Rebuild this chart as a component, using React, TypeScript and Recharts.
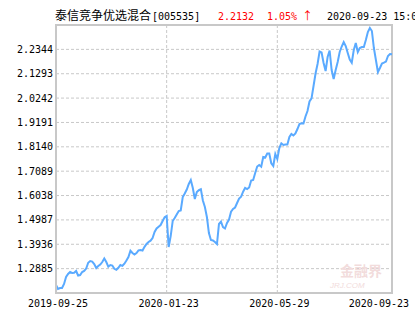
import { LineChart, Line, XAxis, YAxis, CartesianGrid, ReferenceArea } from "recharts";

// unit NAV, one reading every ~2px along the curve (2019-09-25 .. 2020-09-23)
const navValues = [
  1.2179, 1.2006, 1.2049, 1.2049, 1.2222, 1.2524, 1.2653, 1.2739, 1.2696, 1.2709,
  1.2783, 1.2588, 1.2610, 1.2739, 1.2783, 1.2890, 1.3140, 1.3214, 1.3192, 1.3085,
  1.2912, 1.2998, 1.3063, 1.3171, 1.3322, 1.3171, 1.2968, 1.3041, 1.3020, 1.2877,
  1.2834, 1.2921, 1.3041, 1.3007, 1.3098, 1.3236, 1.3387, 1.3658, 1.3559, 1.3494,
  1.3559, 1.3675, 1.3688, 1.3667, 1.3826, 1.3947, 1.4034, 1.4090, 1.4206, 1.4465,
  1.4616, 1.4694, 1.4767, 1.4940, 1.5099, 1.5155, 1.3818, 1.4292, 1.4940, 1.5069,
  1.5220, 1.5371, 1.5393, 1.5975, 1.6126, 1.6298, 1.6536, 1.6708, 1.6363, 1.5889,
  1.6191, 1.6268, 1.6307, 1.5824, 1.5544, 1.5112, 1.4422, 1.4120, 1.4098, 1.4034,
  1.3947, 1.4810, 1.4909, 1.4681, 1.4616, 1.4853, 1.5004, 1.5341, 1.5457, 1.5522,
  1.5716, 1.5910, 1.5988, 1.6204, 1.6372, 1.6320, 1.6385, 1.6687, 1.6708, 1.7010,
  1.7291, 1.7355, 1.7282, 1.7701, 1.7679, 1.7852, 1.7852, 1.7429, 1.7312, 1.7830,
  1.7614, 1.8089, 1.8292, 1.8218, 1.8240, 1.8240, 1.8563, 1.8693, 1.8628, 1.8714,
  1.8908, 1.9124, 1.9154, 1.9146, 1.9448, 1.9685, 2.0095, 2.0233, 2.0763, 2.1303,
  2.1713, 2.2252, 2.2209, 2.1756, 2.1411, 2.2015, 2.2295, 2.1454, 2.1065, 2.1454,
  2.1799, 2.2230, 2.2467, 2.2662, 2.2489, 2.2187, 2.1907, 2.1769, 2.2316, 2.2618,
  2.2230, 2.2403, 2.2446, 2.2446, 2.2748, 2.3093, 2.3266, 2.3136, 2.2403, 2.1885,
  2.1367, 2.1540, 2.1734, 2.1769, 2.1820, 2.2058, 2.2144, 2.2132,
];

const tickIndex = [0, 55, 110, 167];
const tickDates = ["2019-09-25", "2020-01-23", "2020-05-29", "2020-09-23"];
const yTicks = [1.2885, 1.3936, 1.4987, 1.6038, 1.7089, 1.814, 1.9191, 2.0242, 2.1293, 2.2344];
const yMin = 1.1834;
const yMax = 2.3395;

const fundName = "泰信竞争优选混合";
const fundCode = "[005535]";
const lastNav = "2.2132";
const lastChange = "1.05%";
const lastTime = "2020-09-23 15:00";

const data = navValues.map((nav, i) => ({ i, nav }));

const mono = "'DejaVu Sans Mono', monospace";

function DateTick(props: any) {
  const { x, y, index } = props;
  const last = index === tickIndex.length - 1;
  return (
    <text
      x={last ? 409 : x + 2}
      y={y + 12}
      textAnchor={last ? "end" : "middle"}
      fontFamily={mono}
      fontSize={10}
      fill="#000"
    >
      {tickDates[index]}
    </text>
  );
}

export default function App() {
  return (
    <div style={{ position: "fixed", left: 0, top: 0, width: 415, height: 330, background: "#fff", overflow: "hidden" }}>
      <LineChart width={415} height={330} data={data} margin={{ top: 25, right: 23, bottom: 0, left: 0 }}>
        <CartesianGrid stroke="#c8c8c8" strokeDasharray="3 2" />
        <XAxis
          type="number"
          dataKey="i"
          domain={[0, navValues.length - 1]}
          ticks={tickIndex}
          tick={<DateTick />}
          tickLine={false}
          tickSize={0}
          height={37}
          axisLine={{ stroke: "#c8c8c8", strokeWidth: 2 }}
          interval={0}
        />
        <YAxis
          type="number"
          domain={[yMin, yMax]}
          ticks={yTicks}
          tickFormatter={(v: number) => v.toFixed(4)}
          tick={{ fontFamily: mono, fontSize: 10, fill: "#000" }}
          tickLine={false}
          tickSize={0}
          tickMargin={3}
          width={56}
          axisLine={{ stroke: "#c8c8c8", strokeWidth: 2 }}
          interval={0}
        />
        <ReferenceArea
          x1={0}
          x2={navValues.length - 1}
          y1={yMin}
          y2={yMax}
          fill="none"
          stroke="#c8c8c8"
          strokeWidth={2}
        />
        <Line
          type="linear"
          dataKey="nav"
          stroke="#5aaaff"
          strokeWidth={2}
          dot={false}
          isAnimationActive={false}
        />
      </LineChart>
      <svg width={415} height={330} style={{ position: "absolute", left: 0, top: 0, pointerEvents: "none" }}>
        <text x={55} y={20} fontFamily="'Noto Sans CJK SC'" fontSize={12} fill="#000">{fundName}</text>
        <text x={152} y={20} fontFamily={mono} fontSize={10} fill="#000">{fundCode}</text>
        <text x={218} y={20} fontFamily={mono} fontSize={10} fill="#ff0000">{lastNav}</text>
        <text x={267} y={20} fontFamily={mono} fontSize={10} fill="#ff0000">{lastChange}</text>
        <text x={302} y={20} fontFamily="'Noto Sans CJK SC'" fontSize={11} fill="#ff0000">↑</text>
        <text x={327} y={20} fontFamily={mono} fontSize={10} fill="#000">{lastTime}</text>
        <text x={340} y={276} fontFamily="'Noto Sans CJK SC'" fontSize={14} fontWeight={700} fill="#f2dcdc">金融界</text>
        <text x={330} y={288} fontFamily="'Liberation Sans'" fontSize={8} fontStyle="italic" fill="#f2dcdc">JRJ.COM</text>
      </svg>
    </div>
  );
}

Instructions to follow:
Repeat only the lines between the start of the data and the line with "YAxis, CartesianGrid, ReferenceArea", including those two lines, and skip the pictures.

Solved exercise:
Rebuild this chart as a component, using React, TypeScript and Recharts.
import { LineChart, Line, XAxis, YAxis, CartesianGrid, ReferenceArea } from "recharts";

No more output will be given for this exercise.